The publishing world may finally be facing its “rootkit scandal.” Two independent reports claim that Adobe’s e-book software, “Digital Editions,” logs every document readers add to their local “library,” tracks what happens with those files, and then sends those logs back to the mother-ship, over the Internet, in the clear. In other words, Adobe is not only tracking your reading habits, it’s making it really, really easy for others to do so as well.
And it’s all being done in the name of copyright enforcement. After all, the great “promise” of Digital Editions is that it can help publishers “securely distribute” and manage access to books. Libraries, for example, encourage their patrons to use the software, because it helps them comply with the restrictions publishers impose on electronic lending.
How big is the problem? Not completely clear, but it could be pretty big. First, it appears Adobe is tracking more than many readers may realize, including information about self-published and purchased books. If the independent reports are correct, Adobe may be scanning your entire electronic library. Borrowing a copy of Moby Dick from your public library shouldn’t be a license to scan your cookbook collection.
Adobe claims that these reports are not quite accurate. According to Adobe, the software only collects information about the book you are currently reading, not your entire library. It also collects information about where you are reading that book, how long you've been reading it, and how much you've read. Still disturbing, if you ask us.
Second, sending this information in plain text undermines decades of efforts by libraries and bookstores to protect the privacy of their patrons and customers. (Adobe does not deny transmitting the information unencrypted.) Indeed, in 2011 EFF and a coalition of companies and public interest groups helped pass the Reader Privacy Act, which requires the government and civil litigants to demonstrate a compelling interest in obtaining reader records and show that the information contained in those records cannot be obtained by less intrusive means. But if readers are using Adobe's software, it’s all too easy for folks to bypass those restrictions.
Third and most depressing: this flaw may have been unintentional, but we probably should have seen it coming. As our friend Cory Doctorow has been explaining for years, DRM for books is dangerous for readers, authors and publishers alike. Whether or not Adobe actually intended to create this particular vulnerability, if your computer is collecting information about you, and then transmitting it in ways you can't control, chances are you've got a security problem.

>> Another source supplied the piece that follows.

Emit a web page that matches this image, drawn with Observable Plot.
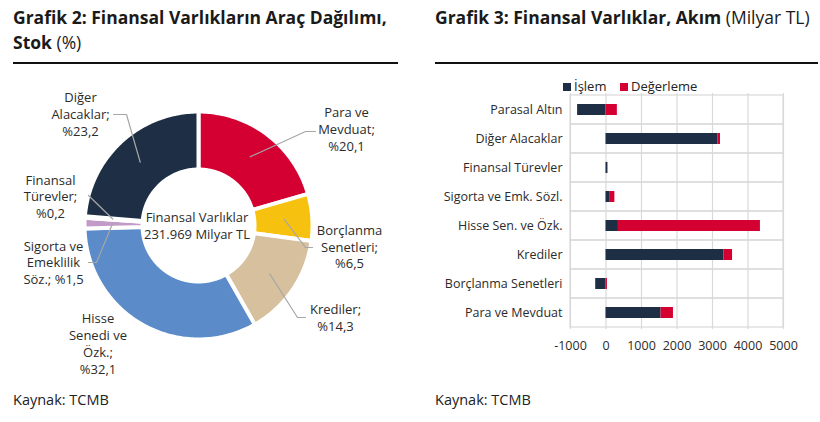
<!DOCTYPE html>
<html><head><meta charset="utf-8">
<script src="https://cdn.jsdelivr.net/npm/d3@7"></script>
<script src="https://cdn.jsdelivr.net/npm/@observablehq/plot@0.6"></script>
<style>
body{margin:0;background:#fff;font-family:"Open Sans",sans-serif;color:#1a1a1a;}
#page{position:relative;width:820px;height:422px;overflow:hidden;}
.title{position:absolute;top:5px;font-size:17.5px;font-weight:700;line-height:25px;white-space:nowrap;}
.title span{font-weight:400;}
.rule{position:absolute;top:62px;height:2px;background:#111;}
.cap{position:absolute;top:390px;font-size:14.5px;color:#222;}
.abs{position:absolute;}
#legend{position:absolute;left:563px;top:77px;font-size:13px;color:#222;white-space:nowrap;}
#legend i{display:inline-block;width:8px;height:8px;margin-right:3px;vertical-align:0px;}
</style></head>
<body><div id="page">
<div class="title" style="left:13px">Grafik 2: Finansal Varlıkların Araç Dağılımı,<br>Stok <span>(%)</span></div>
<div class="rule" style="left:13px;width:385px"></div>
<div class="title" style="left:435px">Grafik 3: Finansal Varlıklar, Akım <span>(Milyar TL)</span></div>
<div class="rule" style="left:435px;width:383px"></div>
<div id="donut" class="abs" style="left:0;top:70px"></div>
<div id="legend"><i style="background:#1e2f45"></i>İşlem&nbsp;&nbsp;&nbsp;&nbsp;<i style="background:#d50032"></i>Değerleme</div>
<div id="bars" class="abs" style="left:420px;top:80px"></div>
<div class="cap" style="left:13px">Kaynak: TCMB</div>
<div class="cap" style="left:435px">Kaynak: TCMB</div>
</div>
<script>
// ---- Donut data ----
const donutNames = ["Para ve Mevduat","Borçlanma Senetleri","Krediler","Hisse Senedi ve Özk.","Sigorta ve Emeklilik Söz.","Finansal Türevler","Diğer Alacaklar"];
const donutShares = [20.1, 6.5, 14.3, 32.1, 1.5, 0.2, 23.2];
const donutLabels = [
  ["Para ve","Mevduat;","%20,1"],
  ["Borçlanma","Senetleri;","%6,5"],
  ["Krediler;","%14,3"],
  ["Hisse","Senedi ve","Özk.;","%32,1"],
  ["Sigorta ve","Emeklilik","Söz.; %1,5"],
  ["Finansal","Türevler;","%0,2"],
  ["Diğer","Alacaklar;","%23,2"]
];
const centerLines = ["Finansal Varlıklar","231.969 Milyar TL"];

// ---- Bar data ----
const flowCategories = ["Parasal Altın","Diğer Alacaklar","Finansal Türevler","Sigorta ve Emk. Sözl.","Hisse Sen. ve Özk.","Krediler","Borçlanma Senetleri","Para ve Mevduat"];
const islem =     [-800, 3150, 55, 120, 350, 3320, -290, 1550];
const degerleme = [ 320,   75,  0, 130, 4000, 245,   40,  350];
const seriesNames = ["İşlem","Değerleme"];
const xTicks = [-1000, 0, 1000, 2000, 3000, 4000, 5000];

// ---- styles / layout ----
const donutColors = ["#d50032","#f6c20f","#d6c09e","#5b8bc9","#c39bc9","#8e8e8e","#1e2f45"];
const barColors = ["#1e2f45","#d50032"];
const R_OUT = 114, R_IN = 56, R_LEAD = 86;
const labelLayout = [
  {tx:148, ty:-112.3, lh:17, leader:[[107,-94],[117,-94]]},
  {tx:151, ty:5.7, lh:16.4, leader:[[107,22],[114,22]]},
  {tx:137, ty:84, lh:17, leader:[[99,92],[107,92]]},
  {tx:-100.5, ty:93.3, lh:16.9, leader:null},
  {tx:-145, ty:21, lh:16.7, leader:[[-102,37],[-110,37]]},
  {tx:-148, ty:-45, lh:16.7, leader:[[-110,-30]]},
  {tx:-118, ty:-127.3, lh:16.7, leader:[[-72,-111],[-85,-111]]}
];

// build donut polygons
const pie = d3.pie().sort(null).value(d => d.share)(donutNames.map((name,i)=>({name, share:donutShares[i]})));
const polys = [];
const leaders = [];
const texts = [];
pie.forEach((p,i) => {
  const name = p.data.name;
  const a0 = p.startAngle, a1 = p.endAngle;
  const n = Math.max(2, Math.ceil((a1 - a0) / (Math.PI/180)));
  for (let k = 0; k <= n; k++) { const a = a0 + (a1-a0)*k/n; polys.push({name, x: R_OUT*Math.sin(a), y: -R_OUT*Math.cos(a)}); }
  for (let k = n; k >= 0; k--) { const a = a0 + (a1-a0)*k/n; polys.push({name, x: R_IN*Math.sin(a), y: -R_IN*Math.cos(a)}); }
  const L = labelLayout[i];
  if (L.leader) {
    const am = (a0+a1)/2;
    leaders.push({name, x: R_LEAD*Math.sin(am), y: -R_LEAD*Math.cos(am)});
    L.leader.forEach(pt => leaders.push({name, x: pt[0], y: pt[1]}));
  }
  donutLabels[i].forEach((t,j) => texts.push({t, x: L.tx, y: L.ty + j*L.lh}));
});
centerLines.forEach((t,j) => texts.push({t, x:-1.5, y:-8 + j*17}));

const donut = Plot.plot({
  width: 410, height: 310, margin: 0,
  x: {domain: [-198, 212], axis: null},
  y: {domain: [-155, 155], reverse: true, axis: null},
  color: {domain: donutNames, range: donutColors},
  style: {fontFamily: "Open Sans", background: "transparent"},
  marks: [
    Plot.line(polys, {x:"x", y:"y", z:"name", fill:"name", stroke:"white", strokeWidth:4, curve:"linear-closed"}),
    Plot.line(leaders, {x:"x", y:"y", z:"name", stroke:"#a6a6a6", strokeWidth:1.2}),
    Plot.text(texts, {x:"x", y:"y", text:"t", fontSize:13, fill:"#2b2b2b"})
  ]
});
document.getElementById("donut").appendChild(donut);

// bars
const flowData = [];
seriesNames.forEach((s,si) => flowCategories.forEach((c,i) => flowData.push({cat:c, series:s, value: si===0 ? islem[i] : degerleme[i]})));

const bars = Plot.plot({
  width: 400, height: 290,
  marginLeft: 150, marginRight: 37, marginTop: 13, marginBottom: 41,
  x: {domain: [-1000, 5000], ticks: xTicks, tickFormat: d => String(d), tickSize: 0, tickPadding: 12, label: null},
  y: {domain: flowCategories, padding: 0, tickSize: 0, tickPadding: 8, label: null},
  color: {domain: seriesNames, range: barColors},
  style: {fontFamily: "Open Sans", fontSize: "12.5px", color: "#2b2b2b", background: "transparent"},
  marks: [
    Plot.ruleX(xTicks, {stroke: "#d9d9d9", strokeWidth: 1.2}),
    Plot.barX(flowCategories, {x1: -1000, x2: 5000, y: d => d, fill: "none", stroke: "#d9d9d9", strokeWidth: 1.2}),
    Plot.barX(flowData, {x: "value", y: "cat", fill: "series", insetTop: 9, insetBottom: 9})
  ]
});
document.getElementById("bars").appendChild(bars);
</script>
</body></html>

But there may be a silver lining to all of this. Several years ago, music fans were shocked and dismayed to discover that copy-protection software on music from Sony artists was actually allowing Sony to monitor the fans’ listening habits, sending information home to Sony, and creating a massive security vulnerability. Sound familiar? That discovery led to a public relations meltdown for Sony, not to mention numerous lawsuits. When the dust had cleared, Sony’s DRM cost it millions in fees and settlements, and, of course, did nothing to inhibit infringement. For Sony, and many others in the music industry, the price of DRM finally became too high, and it has since been largely abandoned.
So we’re going to try to be optimistic. The rootkit scandal put several nails in the coffin of DRM and music. If enough readers, librarians, publishers and authors speak up, perhaps this latest scandal will do the same for DRM and books. In the meantime, we'll be taking a hard look at our e-reader privacy chart.